YOUR GOAL:
Starting at the first line of the listing below, repeat each line exactly until the line containing "const axisColor = '#c9cad8';", which you include. Leave out pictures.

□ □ □ □

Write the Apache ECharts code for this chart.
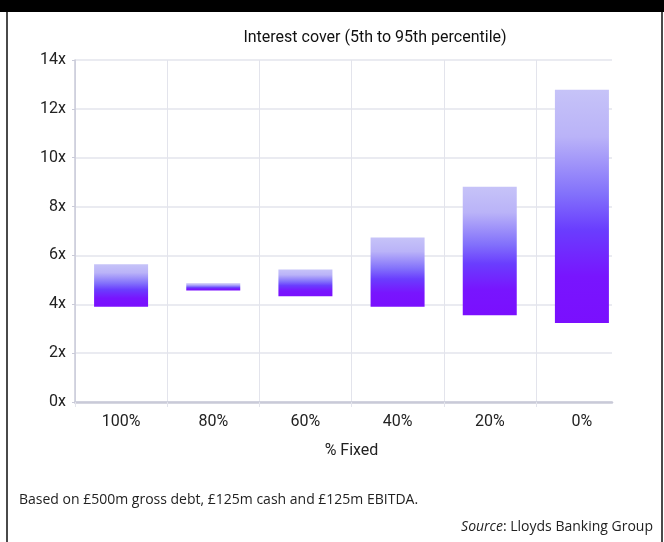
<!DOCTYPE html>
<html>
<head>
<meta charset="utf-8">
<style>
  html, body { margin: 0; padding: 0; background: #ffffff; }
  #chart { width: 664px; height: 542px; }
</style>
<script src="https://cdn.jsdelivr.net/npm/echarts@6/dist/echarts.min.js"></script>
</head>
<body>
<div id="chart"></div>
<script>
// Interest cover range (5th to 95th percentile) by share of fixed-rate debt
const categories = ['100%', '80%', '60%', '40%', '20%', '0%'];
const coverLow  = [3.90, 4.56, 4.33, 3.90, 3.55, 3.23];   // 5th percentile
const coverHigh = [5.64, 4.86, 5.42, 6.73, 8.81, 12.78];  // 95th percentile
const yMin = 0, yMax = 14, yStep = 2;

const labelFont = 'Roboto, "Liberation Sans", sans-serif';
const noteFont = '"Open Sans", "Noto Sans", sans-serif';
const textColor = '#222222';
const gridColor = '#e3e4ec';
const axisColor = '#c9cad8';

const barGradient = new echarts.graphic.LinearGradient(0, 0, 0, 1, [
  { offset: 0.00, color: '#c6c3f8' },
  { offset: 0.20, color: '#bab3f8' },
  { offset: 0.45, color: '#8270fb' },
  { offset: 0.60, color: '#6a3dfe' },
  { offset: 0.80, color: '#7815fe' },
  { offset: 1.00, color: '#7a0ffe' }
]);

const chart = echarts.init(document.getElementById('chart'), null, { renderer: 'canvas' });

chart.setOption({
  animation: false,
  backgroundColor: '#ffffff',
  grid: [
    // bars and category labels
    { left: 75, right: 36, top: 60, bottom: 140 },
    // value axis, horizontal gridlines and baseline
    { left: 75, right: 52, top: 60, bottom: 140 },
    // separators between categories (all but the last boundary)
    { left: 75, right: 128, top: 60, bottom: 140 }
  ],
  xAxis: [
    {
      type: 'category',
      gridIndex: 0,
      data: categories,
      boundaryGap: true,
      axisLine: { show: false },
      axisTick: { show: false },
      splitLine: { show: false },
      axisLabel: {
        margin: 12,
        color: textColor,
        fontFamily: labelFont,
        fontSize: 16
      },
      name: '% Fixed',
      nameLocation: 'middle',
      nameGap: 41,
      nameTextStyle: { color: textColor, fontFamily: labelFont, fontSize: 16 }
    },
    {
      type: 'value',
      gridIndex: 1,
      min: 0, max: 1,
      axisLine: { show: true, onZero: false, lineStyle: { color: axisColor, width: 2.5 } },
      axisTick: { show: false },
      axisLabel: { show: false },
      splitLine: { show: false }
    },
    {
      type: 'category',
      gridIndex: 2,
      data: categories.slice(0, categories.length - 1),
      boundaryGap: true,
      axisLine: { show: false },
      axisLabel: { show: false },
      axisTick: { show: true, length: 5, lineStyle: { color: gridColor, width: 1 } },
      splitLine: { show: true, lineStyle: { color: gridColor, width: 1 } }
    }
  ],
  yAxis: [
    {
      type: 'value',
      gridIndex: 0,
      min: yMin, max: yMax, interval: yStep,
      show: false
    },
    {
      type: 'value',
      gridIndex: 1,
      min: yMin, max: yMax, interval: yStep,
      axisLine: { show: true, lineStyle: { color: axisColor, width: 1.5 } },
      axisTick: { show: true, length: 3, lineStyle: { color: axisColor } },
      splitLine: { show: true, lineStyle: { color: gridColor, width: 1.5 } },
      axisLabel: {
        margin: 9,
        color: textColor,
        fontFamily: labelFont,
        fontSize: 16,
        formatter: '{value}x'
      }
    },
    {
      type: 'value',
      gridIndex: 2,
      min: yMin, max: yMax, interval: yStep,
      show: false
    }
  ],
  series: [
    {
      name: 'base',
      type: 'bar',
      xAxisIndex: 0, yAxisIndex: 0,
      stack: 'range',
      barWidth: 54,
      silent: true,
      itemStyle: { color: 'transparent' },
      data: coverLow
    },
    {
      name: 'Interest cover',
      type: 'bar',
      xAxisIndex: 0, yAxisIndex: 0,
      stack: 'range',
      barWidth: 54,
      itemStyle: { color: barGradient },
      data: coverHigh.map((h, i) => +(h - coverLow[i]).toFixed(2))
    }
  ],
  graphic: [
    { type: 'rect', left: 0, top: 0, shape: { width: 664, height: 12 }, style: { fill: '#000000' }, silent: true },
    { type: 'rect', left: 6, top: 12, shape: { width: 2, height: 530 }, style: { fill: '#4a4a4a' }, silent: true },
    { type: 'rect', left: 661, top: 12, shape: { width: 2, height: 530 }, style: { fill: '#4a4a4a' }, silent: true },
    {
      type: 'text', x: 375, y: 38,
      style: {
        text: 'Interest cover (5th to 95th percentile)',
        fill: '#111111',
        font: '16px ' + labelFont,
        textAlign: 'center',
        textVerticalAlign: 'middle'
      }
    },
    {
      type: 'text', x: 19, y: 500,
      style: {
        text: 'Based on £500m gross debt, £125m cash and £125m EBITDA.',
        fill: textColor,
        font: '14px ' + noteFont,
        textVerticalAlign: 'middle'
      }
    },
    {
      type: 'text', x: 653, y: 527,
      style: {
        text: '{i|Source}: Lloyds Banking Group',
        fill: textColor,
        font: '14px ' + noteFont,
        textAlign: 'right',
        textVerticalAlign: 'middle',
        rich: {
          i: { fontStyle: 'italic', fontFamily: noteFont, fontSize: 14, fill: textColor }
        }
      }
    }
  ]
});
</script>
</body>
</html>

□ □ □ □

OUTPUT FOR THIS TASK:
Write the Apache ECharts code for this chart.
<!DOCTYPE html>
<html>
<head>
<meta charset="utf-8">
<style>
  html, body { margin: 0; padding: 0; background: #ffffff; }
  #chart { width: 664px; height: 542px; }
</style>
<script src="https://cdn.jsdelivr.net/npm/echarts@6/dist/echarts.min.js"></script>
</head>
<body>
<div id="chart"></div>
<script>
// Interest cover range (5th to 95th percentile) by share of fixed-rate debt
const categories = ['100%', '80%', '60%', '40%', '20%', '0%'];
const coverLow  = [3.90, 4.56, 4.33, 3.90, 3.55, 3.23];   // 5th percentile
const coverHigh = [5.64, 4.86, 5.42, 6.73, 8.81, 12.78];  // 95th percentile
const yMin = 0, yMax = 14, yStep = 2;

const labelFont = 'Roboto, "Liberation Sans", sans-serif';
const noteFont = '"Open Sans", "Noto Sans", sans-serif';
const textColor = '#222222';
const gridColor = '#e3e4ec';
const axisColor = '#c9cad8';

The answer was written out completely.